A wide range of bowls, dishes and flagons were made in ARS, but the technique of making entire relief-decorated vessels in moulds was discontinued. Instead, appliqué motifs were frequently used where decoration in relief was required, separately made and applied to the vessel before drying and firing. Stamped motifs were also a favoured form of decoration, and decorative motifs reflected not only the Graeco-Roman traditions of the Mediterranean, but eventually the rise of Christianity as well: there is a great variety of monogram crosses and plain crosses amongst the stamps in the later centuries. Similar forms and fabrics were made for more local distribution in Egypt, which had its own very active and diverse ceramic traditions in the Roman period.
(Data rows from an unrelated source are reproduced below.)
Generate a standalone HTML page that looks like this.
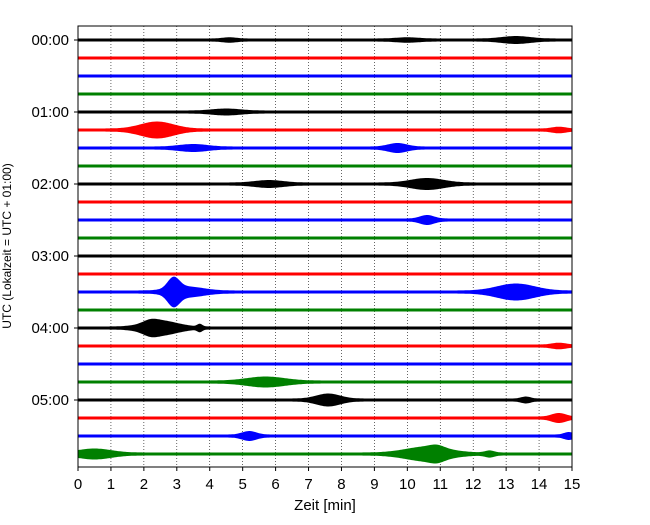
<!DOCTYPE html>
<html><head><meta charset="utf-8"><style>
body{margin:0;background:#fff}
svg{font-family:"Liberation Sans","DejaVu Sans",sans-serif}
</style></head><body>
<svg id="chart" width="650" height="520" viewBox="0 0 650 520">
<rect width="650" height="520" fill="#fff"/>
<g id="grid"></g>
<g id="traces"></g>
<rect x="78" y="26" width="494" height="441" fill="none" stroke="#000" stroke-width="1"/>
<g id="xaxis"></g>
<g id="yaxis"></g>
<text x="325" y="510" font-size="15" text-anchor="middle">Zeit  [min]</text>
<text transform="translate(11,246) rotate(-90)" font-size="12" text-anchor="middle">UTC (Lokalzeit = UTC + 01:00)</text>
</svg>
<script>
const xTicks=[0,1,2,3,4,5,6,7,8,9,10,11,12,13,14,15];
const rowLabels=["00:00","01:00","02:00","03:00","04:00","05:00"];
const rowCount=24;
const colors=["#000000","#ff0000","#0000ff","#008000"];
// events: [row, center minute, half width minute, amplitude px]
const eventRows=[0,0,0,4,5,5,6,6,8,8,10,14,14,14,16,16,16,17,19,20,20,21,22,22,23,23,23,23];
const eventCenters=[13.3,10.0,4.6,4.5,2.4,14.6,3.5,9.7,5.8,10.6,10.6,2.9,3.3,13.3,2.5,2.2,3.7,14.6,5.7,7.6,13.6,14.6,5.2,14.9,0.5,10.6,10.9,12.5];
const eventWidths=[0.6,0.5,0.3,0.6,0.7,0.3,0.6,0.4,0.6,0.7,0.3,0.25,0.7,0.8,0.7,0.3,0.1,0.3,0.8,0.5,0.2,0.3,0.3,0.2,0.7,0.9,0.3,0.2];
const eventAmps=[2.5,1.2,1.2,2,7,1.8,2.5,3.5,2.5,4.5,3.5,11,4,7,6,2.5,2.5,1.8,4,5,2,3.5,3.5,2.5,4,6,2.5,2];
const NS="http://www.w3.org/2000/svg";
const X0=78,X1=572,Y0=40,DY=18;
const xs=m=>X0+m/15*(X1-X0);
const ys=r=>Y0+r*DY;
const grid=document.getElementById('grid'),tr=document.getElementById('traces'),xa=document.getElementById('xaxis'),ya=document.getElementById('yaxis');
xTicks.forEach(t=>{
  if(t>0&&t<15){const l=document.createElementNS(NS,'line');
  
  
  l.setAttribute('x1',xs(t));l.setAttribute('x2',xs(t));l.setAttribute('y1',26);l.setAttribute('y2',467);
  l.setAttribute('stroke','#000');l.setAttribute('stroke-width','0.6');l.setAttribute('stroke-dasharray','1,2');grid.appendChild(l);}
  const k=document.createElementNS(NS,'line');
  
  
  k.setAttribute('x1',xs(t));k.setAttribute('x2',xs(t));k.setAttribute('y1',467);k.setAttribute('y2',471);k.setAttribute('stroke','#000');xa.appendChild(k);
  const tx=document.createElementNS(NS,'text');
  
  
  tx.setAttribute('x',xs(t));tx.setAttribute('y',489);tx.setAttribute('font-size','15');tx.setAttribute('text-anchor','middle');tx.textContent=t;xa.appendChild(tx);
});
rowLabels.forEach((lab,i)=>{
  const y=ys(i*4);
  const k=document.createElementNS(NS,'line');
  
  
  k.setAttribute('x1',74);k.setAttribute('x2',78);k.setAttribute('y1',y);k.setAttribute('y2',y);k.setAttribute('stroke','#000');ya.appendChild(k);
  const tx=document.createElementNS(NS,'text');
  
  
  tx.setAttribute('x',69);tx.setAttribute('y',y+5);tx.setAttribute('font-size','15');tx.setAttribute('text-anchor','end');tx.textContent=lab;ya.appendChild(tx);
});
for(let r=0;r<rowCount;r++){
  const y=ys(r);const top=[],bot=[];
  for(let px=X0;px<=X1;px+=1){
    const m=(px-X0)/(X1-X0)*15;let a=1.5;
    for(let e=0;e<eventRows.length;e++){if(eventRows[e]!==r)continue;
      const d=(m-eventCenters[e])/eventWidths[e];a+=eventAmps[e]*Math.exp(-d*d);}
    top.push(px+','+(y-a).toFixed(1));bot.unshift(px+','+(y+a).toFixed(1));
  }
  const p=document.createElementNS(NS,'polygon');
  
  
  p.setAttribute('points',top.concat(bot).join(' '));p.setAttribute('fill',colors[r%4]);tr.appendChild(p);
}
</script>
</body></html>
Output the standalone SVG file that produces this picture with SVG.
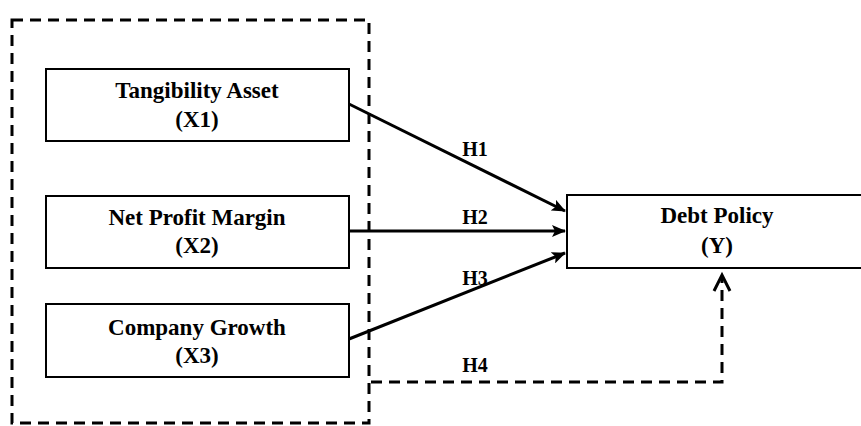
<svg xmlns="http://www.w3.org/2000/svg" width="861" height="426" viewBox="0 0 861 426">
<style>
.box{fill:#fff;stroke:#000;stroke-width:2}
.t{font-family:"Liberation Serif","Times New Roman",serif;font-weight:bold;font-size:23px;text-anchor:middle;fill:#000}
.h{font-family:"Liberation Serif","Times New Roman",serif;font-weight:bold;font-size:20px;text-anchor:middle;fill:#000}
.ln{stroke:#000;stroke-width:3;fill:none}
.dash{stroke:#000;stroke-width:3;fill:none;stroke-dasharray:11 7}
</style>
<defs>
<marker id="ah" markerWidth="14" markerHeight="12" refX="13" refY="6" orient="auto" markerUnits="userSpaceOnUse">
<path d="M0,0 L14,6 L0,12 L3,6 Z" fill="#000"/>
</marker>
</defs>
<g id="group-frame">
<rect x="12" y="20" width="357" height="403" class="dash"/>
</g>
<g id="node-x1">
<rect class="box" x="46" y="69" width="303" height="72"/>
<text class="t" x="197" y="98">Tangibility Asset</text>
<text class="t" x="197" y="127">(X1)</text>
</g>
<g id="node-x2">
<rect class="box" x="46" y="196" width="303" height="72"/>
<text class="t" x="197" y="225">Net Profit Margin</text>
<text class="t" x="197" y="253">(X2)</text>
</g>
<g id="node-x3">
<rect class="box" x="46" y="304" width="303" height="73"/>
<text class="t" x="197" y="335">Company Growth</text>
<text class="t" x="197" y="363">(X3)</text>
</g>
<g id="node-y">
<rect class="box" x="567" y="195" width="300" height="73"/>
<text class="t" x="717" y="223">Debt Policy</text>
<text class="t" x="717" y="253">(Y)</text>
</g>
<g id="connectors">
<line class="ln" x1="349" y1="104" x2="565" y2="211" marker-end="url(#ah)"/>
<line class="ln" x1="349" y1="231" x2="565" y2="231" marker-end="url(#ah)"/>
<line class="ln" x1="349" y1="339" x2="565" y2="253" marker-end="url(#ah)"/>
<path class="dash" d="M371,382 H722 V276"/>
<path d="M714,291 L722,275 L730,291" class="ln" stroke-width="3"/>
<text class="h" x="475" y="156">H1</text>
<text class="h" x="475" y="224">H2</text>
<text class="h" x="475" y="285">H3</text>
<text class="h" x="475" y="372">H4</text>
</g>
</svg>
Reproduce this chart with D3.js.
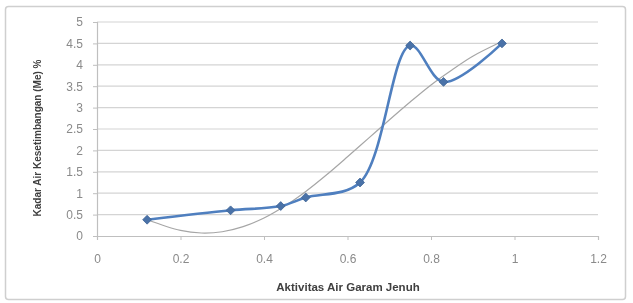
<!DOCTYPE html>
<html>
<head>
<meta charset="utf-8">
<script src="https://cdn.jsdelivr.net/npm/d3@7"></script>
<style>
  body { margin: 0; background: #fff; }
  svg { display: block; }
</style>
</head>
<body>
<div id="chart"></div>
<script>
// measured points (aktivitas air, kadar air %)
var aw = [0.12, 0.32, 0.44, 0.50, 0.63, 0.75, 0.83, 0.97];
var me = [0.38, 0.60, 0.70, 0.90, 1.25, 4.45, 3.60, 4.50];

// grey trend curve
var trendX = [0.12, 0.2, 0.25, 0.3, 0.35, 0.4, 0.45, 0.5, 0.55, 0.6, 0.65, 0.7, 0.75, 0.8, 0.85, 0.9, 0.965];
var trendY = [0.38, 0.13, 0.07, 0.1, 0.22, 0.42, 0.7, 1.04, 1.43, 1.85, 2.28, 2.71, 3.13, 3.53, 3.88, 4.2, 4.52];

var xTicks = [0, 0.2, 0.4, 0.6, 0.8, 1, 1.2];
var yTicks = [0, 0.5, 1, 1.5, 2, 2.5, 3, 3.5, 4, 4.5, 5];

var svgWidth = 633;
var svgHeight = 303;

var margin = { top: 22, right: 35, bottom: 67, left: 97 };
var chartWidth = 598 - margin.left;
var chartHeight = 236 - margin.top;

var svg = d3.select("#chart")
  .append("svg")
  .attr("width", svgWidth)
  .attr("height", svgHeight)
  .style("filter", "blur(0.4px)");

// outer frame
svg.append("rect")
  .attr("x", 5.5)
  .attr("y", 6.5)
  .attr("width", 620)
  .attr("height", 293)
  .attr("rx", 3)
  .attr("fill", "#fff")
  .attr("stroke", "#cfcfcf")
  .attr("stroke-width", 1.5);

var g = svg.append("g")
  .attr("transform", `translate(${margin.left}, ${margin.top})`);

var x = d3.scaleLinear().domain([0, 1.2]).range([0, chartWidth]);
var y = d3.scaleLinear().domain([0, 5]).range([chartHeight, 0]);

// horizontal gridlines
g.append("g")
  .selectAll("line")
  .data(yTicks.slice(1))
  .enter()
  .append("line")
  .attr("x1", 0)
  .attr("x2", chartWidth)
  .attr("y1", d => y(d))
  .attr("y2", d => y(d))
  .attr("stroke", "#d4d4d4")
  .attr("stroke-width", 1.2);

var leftAxis = d3.axisLeft(y).tickValues(yTicks).tickSize(4).tickPadding(10).tickFormat(d3.format("~g"));
var bottomAxis = d3.axisBottom(x).tickValues(xTicks).tickSize(4).tickPadding(14).tickFormat(d3.format("~g"));

var yAxisG = g.append("g").call(leftAxis);
var xAxisG = g.append("g")
  .attr("transform", `translate(0, ${chartHeight})`)
  .call(bottomAxis);

[yAxisG, xAxisG].forEach(function(a) {
  a.select(".domain").attr("stroke", "#bfbfbf").attr("stroke-width", 1.2);
  a.selectAll(".tick line").attr("stroke", "#bfbfbf");
  a.selectAll(".tick text")
    .attr("fill", "#8a8a8a")
    .style("font-family", "Liberation Sans, Arial, sans-serif")
    .style("font-size", "12px");
});

// trend line
var trend = trendX.map((d, i) => [d, trendY[i]]);
g.append("path")
  .datum(trend)
  .attr("fill", "none")
  .attr("stroke", "#a6a6a6")
  .attr("stroke-width", 1.2)
  .attr("d", d3.line()
    .x(d => x(d[0]))
    .y(d => y(d[1]))
    .curve(d3.curveCatmullRom.alpha(0.5)));

// data line, smoothed
var pts = aw.map((d, i) => [d, me[i]]);
g.append("path")
  .datum(pts)
  .attr("fill", "none")
  .attr("stroke", "#4f7fbf")
  .attr("stroke-width", 2.6)
  .attr("d", d3.line()
    .x(d => x(d[0]))
    .y(d => y(d[1]))
    .curve(d3.curveCatmullRom.alpha(0.5)));

g.selectAll(".marker")
  .data(pts)
  .enter()
  .append("path")
  .attr("class", "marker")
  .attr("transform", d => `translate(${x(d[0])}, ${y(d[1])})`)
  .attr("d", d3.symbol().type(d3.symbolDiamond2).size(50))
  .attr("fill", "#4a72a8")
  .attr("stroke", "#3f6496")
  .attr("stroke-width", 0.8);

// axis titles
svg.append("text")
  .attr("x", 348)
  .attr("y", 291)
  .attr("text-anchor", "middle")
  .style("font-family", "Liberation Sans, Arial, sans-serif")
  .style("font-weight", "bold")
  .style("font-size", "11.5px")
  .attr("fill", "#404040")
  .text("Aktivitas Air Garam Jenuh");

svg.append("text")
  .attr("transform", "translate(41, 138) rotate(-90)")
  .attr("text-anchor", "middle")
  .style("font-family", "Liberation Sans, Arial, sans-serif")
  .style("font-weight", "bold")
  .style("font-size", "10px")
  .attr("fill", "#404040")
  .text("Kadar Air Kesetimbangan (Me) %");
</script>
</body>
</html>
Surface decoration of ARS is relatively simple during the first three centuries of production, with occasional rouletting, barbotine motifs and some appliqué being typical. In the 4th century applied decoration becomes common. By the 5th century stamped central motifs such as animals, crosses and humans are common on larger plates. Paralleling developments in other visual media, gladiatorial scenes and references to pagan mythology come to be replaced by Christian figures. In the last phase of production, surface treatment consists of light spiral burnishing on some plates and rouletting around the floor of certain bowls.

==Main typologies==

In 1972 John Hayes published a type series running from form 1 to 200, with forms 112-120 remaining unused. A supplement appeared in 1980. In addition to other previous work, Hayes made use of Waage's work in both Antioch and the Athenian Agora, as well as Lamboglia's in Ventimiglia. Michael Fulford's publication of the British excavations at Avenue du Président Habib Bourguiba, Salammbo in Carthage expanded on the work of Hayes. Carandini's typology, published in Enciclopedia dell'arte antica classica e orientale, is also important. Michael Mackensen offers an alternate typology for later forms based on his work in northern Tunisia. Michel Bonifay has also collected previous scholarship alongside his own observations.

==Centers of production==

Some major ARS centres in central Tunisia are Sidi Marzouk Tounsi, Henchir el-Guellal (Djilma), and Henchir es-Srira, all of which have ARS lamp artifacts attributed to them by the microscopic chemical makeup of the clay fabric as well as macroscopic style prevalent in that region.